Absolutely, absolutely ABSOLUTELY the power symbols.
Anyone who uses net labels (local or global) for power distribution should be fired.
The entire purpose of power symbols is to allow them to be quickly visually distinguished from local or global net labels, allowing the schematic to be more easily read and maintained.
I have dome a fairly significant amount of work troubleshooting and cleaning up schematics drawn completely with net labels, and it's a nightmare.
Furthermore, if you have to use net labels for some weird reason, strictly follow the local-global hierarchy. Many EDA packages let you set all net labels as global. If you do this, please die in a fire.
Only use global net labels when you have to. Nets should be local by default.
An even better option is to use an EDA package that enforces hierarchical schematic interconnects. This way, each schematic is represented as a "meta-component" on a higher-level schematic. Basically, every global net-label on each schematic is reflected as a pin on an higher-level drawing.
This makes the sheet-to-sheet interconnections immediately clear, and lets you trace out where, exactly, a net label routes.
Also, you should only ever have one global net label of every name on a sheet. If you have two devices that need to connect to that global net wire them together with a schematic wire. This is vital in situations where you are not the only person working on a schematic, and useful in all others, because it makes the schematic much more intuitively understandable.
Frankly, net labels are very, very overused as it is. The only situation where you should chose a net-label over actual schematic wires is when it improves readability. Unsuprisingly, this happens very rarely.
I see a lot of schematics these days that are basically a random assortment of chips tied together with net labels.
This is a ABSOLUTELY HORRIBLE way to do schematics.
If you have ever spent time tring to understand or modify a schematic drawn by someone else, which is based around net labels (particularly if it's complex), you will hate them with the fiery passion of a thousand suns.
NET LABELS ARE ANTI-MAINTAINABILITY.
They are (rather literally) the GOTO statements of schematics.
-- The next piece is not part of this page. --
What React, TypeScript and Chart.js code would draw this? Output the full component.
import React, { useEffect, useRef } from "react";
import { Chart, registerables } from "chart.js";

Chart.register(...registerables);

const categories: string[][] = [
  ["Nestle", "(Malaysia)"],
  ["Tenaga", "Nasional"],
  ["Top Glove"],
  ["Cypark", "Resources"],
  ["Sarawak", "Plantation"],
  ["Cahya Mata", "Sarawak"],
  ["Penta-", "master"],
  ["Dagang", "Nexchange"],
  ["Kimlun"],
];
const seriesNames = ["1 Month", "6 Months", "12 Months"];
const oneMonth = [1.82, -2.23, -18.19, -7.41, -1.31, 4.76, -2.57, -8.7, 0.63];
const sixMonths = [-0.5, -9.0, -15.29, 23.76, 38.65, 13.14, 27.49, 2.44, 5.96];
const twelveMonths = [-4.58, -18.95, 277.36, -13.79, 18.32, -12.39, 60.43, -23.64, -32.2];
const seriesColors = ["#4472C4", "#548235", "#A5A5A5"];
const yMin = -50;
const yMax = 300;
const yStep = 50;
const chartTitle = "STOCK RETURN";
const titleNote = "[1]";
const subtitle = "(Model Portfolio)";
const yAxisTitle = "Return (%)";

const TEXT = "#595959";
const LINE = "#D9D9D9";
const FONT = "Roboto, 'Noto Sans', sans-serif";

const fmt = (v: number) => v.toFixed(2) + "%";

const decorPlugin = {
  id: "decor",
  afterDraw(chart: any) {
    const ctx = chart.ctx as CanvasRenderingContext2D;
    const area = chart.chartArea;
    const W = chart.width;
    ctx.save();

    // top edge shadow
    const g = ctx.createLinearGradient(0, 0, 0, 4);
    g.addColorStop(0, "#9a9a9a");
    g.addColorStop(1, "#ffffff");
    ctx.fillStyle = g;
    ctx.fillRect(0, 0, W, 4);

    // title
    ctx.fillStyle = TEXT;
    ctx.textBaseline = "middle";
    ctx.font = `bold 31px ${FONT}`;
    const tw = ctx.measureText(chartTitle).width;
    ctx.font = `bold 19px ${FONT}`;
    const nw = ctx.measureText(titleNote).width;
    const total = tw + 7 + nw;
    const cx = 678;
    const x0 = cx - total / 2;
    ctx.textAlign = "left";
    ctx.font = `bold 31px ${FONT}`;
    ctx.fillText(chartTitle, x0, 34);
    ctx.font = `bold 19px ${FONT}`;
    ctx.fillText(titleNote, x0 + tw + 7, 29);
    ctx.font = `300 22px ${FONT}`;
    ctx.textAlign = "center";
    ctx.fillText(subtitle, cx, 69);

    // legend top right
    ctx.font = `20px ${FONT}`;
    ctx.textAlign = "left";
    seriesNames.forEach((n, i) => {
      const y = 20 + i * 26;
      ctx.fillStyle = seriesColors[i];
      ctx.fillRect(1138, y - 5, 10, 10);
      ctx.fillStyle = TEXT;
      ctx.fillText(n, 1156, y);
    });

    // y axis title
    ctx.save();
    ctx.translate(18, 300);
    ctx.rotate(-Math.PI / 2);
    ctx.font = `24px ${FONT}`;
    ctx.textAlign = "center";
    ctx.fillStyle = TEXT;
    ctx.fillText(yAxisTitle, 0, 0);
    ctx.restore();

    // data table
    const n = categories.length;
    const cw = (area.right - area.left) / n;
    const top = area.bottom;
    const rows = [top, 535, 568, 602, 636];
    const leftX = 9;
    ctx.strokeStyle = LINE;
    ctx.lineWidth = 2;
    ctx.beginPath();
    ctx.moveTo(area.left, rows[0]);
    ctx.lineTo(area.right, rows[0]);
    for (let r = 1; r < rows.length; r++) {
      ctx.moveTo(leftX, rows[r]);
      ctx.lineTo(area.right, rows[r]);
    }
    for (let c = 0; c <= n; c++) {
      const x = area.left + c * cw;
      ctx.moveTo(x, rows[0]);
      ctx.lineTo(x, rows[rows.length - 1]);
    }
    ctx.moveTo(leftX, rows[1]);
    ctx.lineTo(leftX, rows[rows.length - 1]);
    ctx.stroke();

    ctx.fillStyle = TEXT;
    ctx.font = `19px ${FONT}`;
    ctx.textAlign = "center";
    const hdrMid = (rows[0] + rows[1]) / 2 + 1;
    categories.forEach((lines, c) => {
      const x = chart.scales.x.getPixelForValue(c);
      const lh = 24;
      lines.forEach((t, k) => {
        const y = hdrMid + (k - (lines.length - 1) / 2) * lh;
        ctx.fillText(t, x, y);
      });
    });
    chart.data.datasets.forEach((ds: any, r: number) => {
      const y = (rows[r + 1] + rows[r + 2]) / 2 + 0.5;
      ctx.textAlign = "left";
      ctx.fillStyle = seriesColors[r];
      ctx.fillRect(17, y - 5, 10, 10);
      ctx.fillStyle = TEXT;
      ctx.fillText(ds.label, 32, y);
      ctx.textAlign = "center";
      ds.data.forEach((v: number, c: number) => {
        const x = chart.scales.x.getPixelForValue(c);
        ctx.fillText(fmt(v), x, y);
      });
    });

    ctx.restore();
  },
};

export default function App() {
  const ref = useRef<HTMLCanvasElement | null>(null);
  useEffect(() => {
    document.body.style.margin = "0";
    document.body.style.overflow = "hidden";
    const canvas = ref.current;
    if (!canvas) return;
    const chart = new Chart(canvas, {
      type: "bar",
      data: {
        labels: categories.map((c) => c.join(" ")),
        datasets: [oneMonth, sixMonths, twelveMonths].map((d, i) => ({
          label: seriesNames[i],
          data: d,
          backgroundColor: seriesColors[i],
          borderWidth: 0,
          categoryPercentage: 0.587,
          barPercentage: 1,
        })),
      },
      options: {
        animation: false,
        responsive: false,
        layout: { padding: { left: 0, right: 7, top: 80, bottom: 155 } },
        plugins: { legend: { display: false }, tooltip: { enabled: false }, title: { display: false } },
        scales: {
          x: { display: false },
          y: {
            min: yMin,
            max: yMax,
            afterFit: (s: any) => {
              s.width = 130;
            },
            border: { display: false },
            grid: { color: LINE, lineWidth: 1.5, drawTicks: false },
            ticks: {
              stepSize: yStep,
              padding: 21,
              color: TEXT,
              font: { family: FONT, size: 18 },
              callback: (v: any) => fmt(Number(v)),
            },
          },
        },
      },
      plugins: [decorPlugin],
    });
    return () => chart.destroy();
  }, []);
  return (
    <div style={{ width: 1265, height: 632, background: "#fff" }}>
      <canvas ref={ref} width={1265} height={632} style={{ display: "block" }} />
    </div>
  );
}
They connect somewhere else, and you have to manually find it (unless your EDA package lets you follow nets, but then, what if you're working on paper documents?). They may completely break out of the local document structure. They may have non-obvious effects, and mis-spelling things can cause errors which the DRC checking will not catch, because enforcing rules on net labels can be difficult.
One thing of note is that, (as Brian Carlton points out in a comment), that using net-labels to indicate the function of an existing wire is a very good thing to do.
Net labels are only GOTO-like if they are connected by name. Otherwise they can just help debugging. For example DATA0 between a uC and SRAM on the same page.